The fortuitous couple of months that followed are well documented: the Cavs won the lottery yet again, landing the No. 1 pick in order to draft Andrew Wiggins; LeBron James decided he wanted to come home and don the wine and gold to close out his career; accomplished veterans such as Shawn Marion and Mike Miller lined up to join in; Wiggins was packaged with other pieces to send to Minnesota for Kevin Love ... and, boom. Griffin didn’t have a project anymore -- he had a team projected to win a championship.
As much as any executive would be glad to ride out that chain of events, it’s not like Griffin had to do much to make it happen. For the most part, it fell in his lap.
The real work for Griffin came this week, when in a span of about 72 hours, he stuck his neck out for David Blatt in a vociferous defense of his embattled coach and pulled off two trades, turning Dion Waiters and Memphis’ first-round pick that Cleveland acquired two seasons ago for Timofey Mozgov, Iman Shumpert and J.R. Smith.
It wasn’t just the fact that Griffin was able to do the deals the way he did -- turning the Waiters deal into a three-team trade by inviting Oklahoma City and its first-round pick it was willing to part with into the mix and then pairing that pick with the Memphis pick to pry Mozgov from Denver just two days later -- but it was the fact he went for it when he did.
Griffin had been hopping in place all season, watching the Double Dutch jump rope whipping in front of him -- one line representing the roller-coaster nature of his team with all of its new faces and unfortunate injuries, the other representing all the potential trade partners around the league whose position on making a move changes moment to moment.
And this week, he finally jumped in and hopped like hell and didn’t trip and fall on his face.
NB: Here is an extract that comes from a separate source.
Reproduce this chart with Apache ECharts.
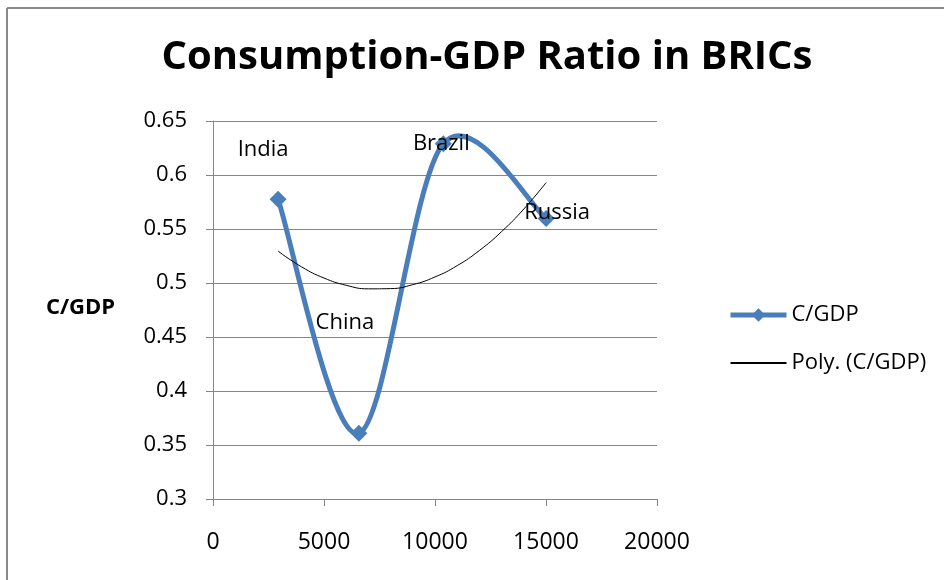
<!DOCTYPE html>
<html><head><meta charset="utf-8">
<script src="https://cdn.jsdelivr.net/npm/echarts@6/dist/echarts.min.js"></script>
<style>html,body{margin:0;padding:0;background:#fff}#c{width:944px;height:580px}</style>
</head><body><div id="c"></div>
<script>
// Data
const countries = ['India', 'China', 'Brazil', 'Russia'];
const gdpPerCapita = [2932, 6572, 10374, 15007];
const cgdpRatio = [0.5776, 0.3608, 0.629, 0.5597];
// Polynomial trendline
const trendX = [2932, 4000, 5000, 6000, 7000, 8000, 9000, 10000, 11000, 12000, 13000, 14000, 15007];
const trendY = [0.5295, 0.5148, 0.5046, 0.4979, 0.4946, 0.4948, 0.4985, 0.5056, 0.5161, 0.5301, 0.5476, 0.5685, 0.5930];
const xTicks = [0, 5000, 10000, 15000, 20000];
const yTicks = [0.3, 0.35, 0.4, 0.45, 0.5, 0.55, 0.6, 0.65];

const labelOffsets = [[-15, -49], [-14, -111], [-2, 0], [11, -6]];
const FONT = '"Open Sans", sans-serif';
const BLUE = '#4a7ebb';

// Excel-like smoothed segment (Catmull-Rom Bezier) drawn through the axes' coordinate system
function renderSegment(params, api) {
  const i = params.dataIndex;
  const n = gdpPerCapita.length;
  if (i >= n - 1) return null;
  const P = j => api.coord([gdpPerCapita[Math.max(0, Math.min(n - 1, j))], cgdpRatio[Math.max(0, Math.min(n - 1, j))]]);
  const p0 = P(i - 1), p1 = P(i), p2 = P(i + 1), p3 = P(i + 2);
  const cp1 = [p1[0] + (p2[0] - p0[0]) / 6, p1[1] + (p2[1] - p0[1]) / 6];
  const cp2 = [p2[0] - (p3[0] - p1[0]) / 6, p2[1] - (p3[1] - p1[1]) / 6];
  return {
    type: 'bezierCurve',
    shape: {x1: p1[0], y1: p1[1], cpx1: cp1[0], cpy1: cp1[1], cpx2: cp2[0], cpy2: cp2[1], x2: p2[0], y2: p2[1]},
    style: {stroke: BLUE, lineWidth: 5, fill: null, lineCap: 'round'}
  };
}

const chart = echarts.init(document.getElementById('c'));
chart.setOption({
  animation: false,
  backgroundColor: '#fff',
  title: {
    text: 'Consumption-GDP Ratio in BRICs',
    left: 482, top: 33, textAlign: 'center',
    textStyle: {fontFamily: FONT, fontSize: 40, fontWeight: 'bold', color: '#000'}
  },
  graphic: [
    {type: 'line', shape: {x1: 7, y1: 8, x2: 944, y2: 8}, style: {stroke: '#8a8a8a', lineWidth: 2}},
    {type: 'line', shape: {x1: 7, y1: 8, x2: 7, y2: 580}, style: {stroke: '#8a8a8a', lineWidth: 2}},
    {type: 'text', left: 46, top: 297, style: {text: 'C/GDP', font: 'bold 22px ' + FONT, fill: '#000'}}
  ],
  legend: {
    left: 728, top: 304, padding: 0, orient: 'vertical', itemGap: 26, itemWidth: 56, itemHeight: 17,
    textStyle: {fontFamily: FONT, fontSize: 22, color: '#000'},
    data: [
      {name: 'C/GDP', lineStyle: {opacity: 1, width: 5, color: BLUE}},
      {name: 'Poly. (C/GDP)', itemStyle: {opacity: 0}}
    ]
  },
  grid: {left: 213, top: 121, width: 444, height: 378},
  xAxis: {
    type: 'value', min: 0, max: 20000, interval: 5000,
    axisLine: {lineStyle: {color: '#868686'}},
    axisTick: {show: true, length: 7, lineStyle: {color: '#868686'}},
    splitLine: {show: false},
    axisLabel: {fontFamily: FONT, fontSize: 23, color: '#000', margin: 32, formatter: v => String(v)}
  },
  yAxis: {
    type: 'value', min: 0.3, max: 0.65, interval: 0.05,
    axisLine: {show: true, lineStyle: {color: '#868686'}},
    axisTick: {show: true, length: 7, lineStyle: {color: '#868686'}},
    splitLine: {lineStyle: {color: '#868686'}},
    axisLabel: {fontFamily: FONT, fontSize: 22, color: '#000', margin: 26,
      formatter: v => String(parseFloat(v.toFixed(2)))}
  },
  series: [
    {
      name: 'C/GDP-curve', type: 'custom', renderItem: renderSegment,
      data: gdpPerCapita.map((x, i) => [x, cgdpRatio[i]]),
      encode: {x: 0, y: 1}, z: 2, silent: true
    },
    {
      name: 'C/GDP', type: 'line',
      data: gdpPerCapita.map((x, i) => ({
        value: [x, cgdpRatio[i]],
        label: {show: true, formatter: countries[i], position: 'inside', offset: labelOffsets[i],
          fontFamily: FONT, fontSize: 22, color: '#000'}
      })),
      symbol: 'diamond', symbolSize: 17,
      lineStyle: {color: BLUE, width: 5, opacity: 0},
      itemStyle: {color: BLUE},
      z: 3
    },
    {
      name: 'Poly. (C/GDP)', type: 'line', smooth: true, symbol: 'none',
      data: trendX.map((x, i) => [x, trendY[i]]),
      lineStyle: {color: '#000', width: 1},
      itemStyle: {color: '#000'},
      z: 4
    }
  ]
});
</script></body></html>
Nearly halfway through the season, a season that was supposed to be a celebration and quickly devolved into a daily struggle, Griffin simply knew it was time to go for it and live with the consequences.
“So, I think somebody once got in front of everybody here with a really bad line of ‘asset accumulation’ and ‘target acquisition.’ That was some idiot I know,” Griffin said, poking fun at his own news conference in April, in which he laid out his future plans for the team. “I think, ultimately, it was if you can stack up enough assets during the time that you’re not really in the mode of ‘win a championship now,’ when you get to the point where you add a LeBron James and have the opportunity to get a Kevin Love to pair with Kyrie [Irving], you feel like you’ve got the core that can do something.”
He stocked his cupboards with picks and flexible assets, such as that $5.3 million trade exception he procured for a bit of creative accounting with that Keith Bogans deal in training camp, and deployed them when it was obvious his Cavs weren’t equipped to make the next step without size (Mozgov filling in for the injured Anderson Varejao), defense (Mozgov in the middle, Shumpert out on the wing) and depth (a former sixth man of the year in Smith).
“What I’m most proud of, and our front office staff is most excited about, is that we’ve put together a team that we believe can compete at the highest level,” Griffin said. “And we feel like we’ve done it without completely mortgaging the future. People look at the number of picks we’ve given away and everybody thinks, ‘Oh, my goodness, they’ve given away the farm!’ Well, we had an unbelievable farm, so we were putting it to work and we’re really pleased with where we are now. We’re going to make a first-round pick this year and we feel good about the situation we’re in.”
After such an underwhelming campaign up to this point, Griffin was well within his right to feel some optimism. The Cavs were operating under a cloud of speculation from the jump, knowing that a trade or two were bound to happen to augment their imperfect roster. That roster is rounded out now and should be fully healthy before too long, with James about a week away from returning and Shumpert expected back by the end of January.
“From a team aspect, to know the pieces that are coming in are most likely going to be here for the long term,” James began, “for all of us just to be able to concentrate on that and knowing the guys that are here, this is what we got, it matters a lot.”
What also matters is the Cavs, even with their ugly 19-17 record so far, still have 46 games to make up ground in the easy-treading East.
With the dust still settling following the hot-off-the-press trades and his team about to head out west for a five-game road trip beginning Friday in Golden State, Blatt was asked if his team was granted a reset button. A chance to regroup. An opportunity to collect themselves.
“There is, certainly,” Blatt said. “And we will.”
And Griffin will find out if his winter and spring can come anywhere close to the summer he had.